Deep Dive: Runtime Performance

Throughput Impact

For high-volume mainframe data pipelines — millions of records per batch — the performance difference between strategies is material.

Metric	Explicit	Design-Time	Runtime
Parse ops / record	1	1 (+ condition eval)	1 … n (worst case = all paths)
Branching cost	None	O(1) lookup or simple if/else	Validation scoring per attempt
Memory overhead	Single layout in memory	All active layouts loaded	All permutations (or lazy generation)
Scalability	Linear with volume	Linear with volume	Linear × paths with volume

Optimization Note

Strategy 3 performance can be improved with early-exit optimizations: if the first validation check fails (e.g. an expected numeric field contains non-numeric data), that candidate path is immediately discarded without completing the full deserialization. Smart ordering of candidates — putting the most common layouts first — can also reduce average attempts significantly.

Deep Dive: Result Accuracy

What Can Go Wrong

Strategy 1 is binary: if the assumption is correct, you get perfect JSON every time. If the assumption is wrong — for instance, the sender starts writing a different REDEFINE branch — every record is silently misinterpreted. There's no fallback and often no error signal, because the buffer is the same length regardless of which branch was used.

Strategy 2 offers strong accuracy for known paths. The risk lies in the unknown: a newly introduced record variant, a rare branch that wasn't present in the profiling sample, or a copybook update that adds branches. These edge cases will either cause a match failure (detectable) or a misclassification (harder to catch).

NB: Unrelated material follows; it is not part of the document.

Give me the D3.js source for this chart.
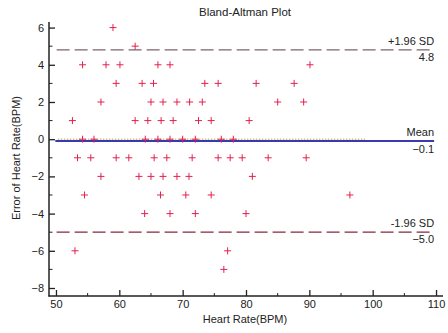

Strategy 3 faces the most nuanced accuracy challenges. Consider two REDEFINE branches where one defines PIC X(10) and the other defines PIC 9(10) over the same bytes. If the data happens to be a 10-digit number, both branches will validate successfully. The heuristic must resolve this ambiguity — and it won't always guess right. Accuracy is fundamentally bounded by how distinguishable the REDEFINE branches are from each other at the byte level.

The Ambiguity Problem

COBOL REDEFINES were not designed with self-describing data in mind. Unlike tagged unions or discriminated types in modern languages, a REDEFINE carries no tag bits. The same byte sequence is always valid under the original definition. Disambiguation is inherently a best-effort exercise unless an explicit discriminator field exists.

Recommendation

No single strategy is universally best. The right choice depends on your constraints:

Best for Accuracy

Strategy 1 + 2

Combine explicit selection where possible, with design-time discovery as a safety net for multi-variant streams.

Best for Performance

Strategy 1

Single-pass parsing with zero overhead. Ideal for high-throughput pipelines with well-understood data.

Best for Flexibility

Strategy 3

Self-adapting, zero-config. Best when you can't access mainframe SMEs or the data is unpredictable.

Decision Tree

Use this flow to select the right strategy for your situation:

Q1: Do you know which REDEFINE branch the sender uses?
  ↳ Yes, always the same branch → Strategy 1 Explicit Selection
  ↳ No, or it varies by record → continue to Q2

Q2: Can you access sample production data and/or mainframe SMEs?
  ↳ Yes → Strategy 2 Design-Time Discovery
  ↳ No → continue to Q3

Q3: Is the throughput requirement high (>100K records/sec)?
  ↳ No → Strategy 3 Runtime Matching
  ↳ Yes → Strategy 3 with aggressive caching and early-exit optimization, or invest in Strategy 2 despite the effort

Hybrid Approach

In practice, many production systems combine strategies. Use Strategy 1 for well-known, stable copybooks. Use Strategy 2 for critical business feeds where accuracy is paramount. Fall back to Strategy 3 for ad-hoc or exploratory data integration work.